Did Jesse Owens's Olympic wins end racial discrimination in American sports?

No. Owens returned home to segregation, government snubs, and financial struggle, and professional baseball stayed segregated until Jackie Robinson's debut in 1947. His story shows that proving Black excellence did not by itself dismantle Jim Crow, which is exactly the pattern Topic 4.19 highlights.

How is Jesse Owens different from Tommie Smith and John Carlos?

Owens challenged racist ideology through his 1936 victories without staging a formal protest, while Smith and Carlos deliberately protested by raising gloved fists on the 1968 medal stand. The exam treats them as two stages in the evolution of Black athlete activism.
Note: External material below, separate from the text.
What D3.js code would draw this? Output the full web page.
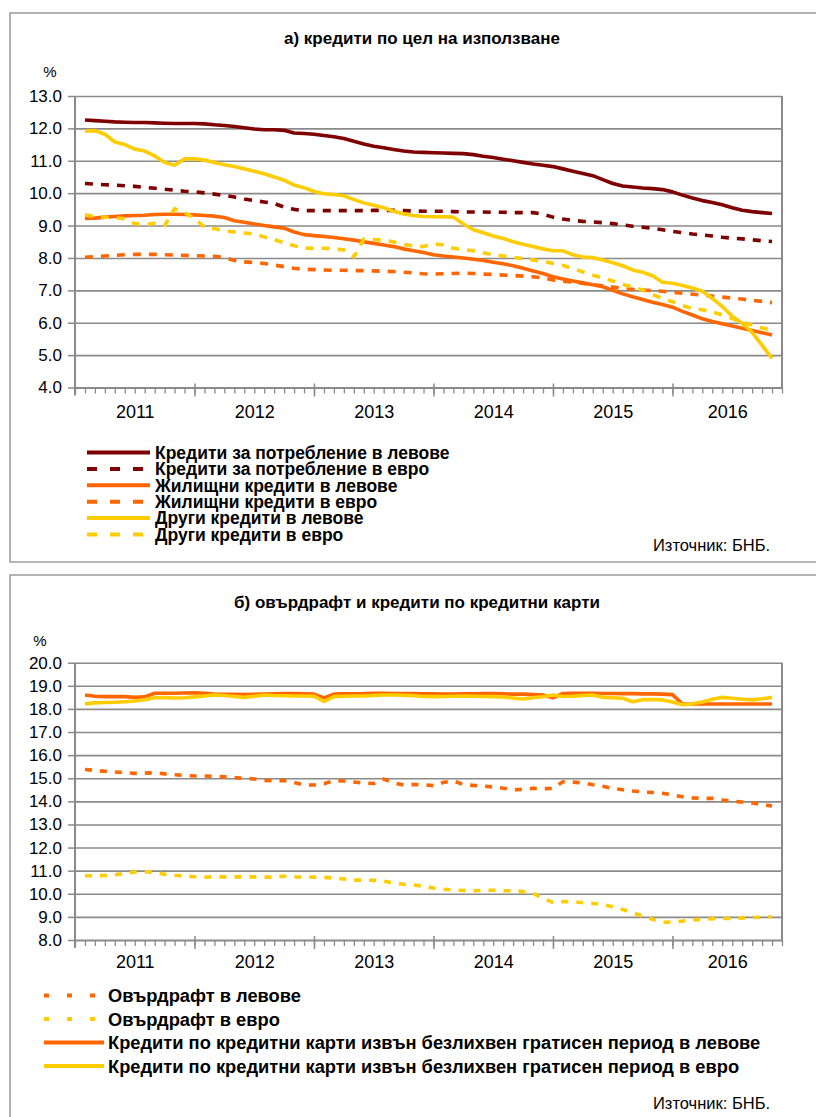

Why is Jesse Owens important for AP African American Studies?

He's a core example in Topic 4.19 (African Americans and Sports) under learning objective 4.19.B. He shows how a Black athlete's achievement could simultaneously discredit racist ideology abroad and expose racial hypocrisy at home, and he appeared as stimulus material on a released 2025 short-answer question.

Was Jesse Owens an activist like Muhammad Ali?

Not in the same way. Ali made explicit political stands, like refusing to enlist for the Vietnam War in 1967, while Owens's challenge to racism came mainly through his performance and the contradiction of his treatment afterward. Comparing the two is a classic way the exam tests change over time in athlete activism.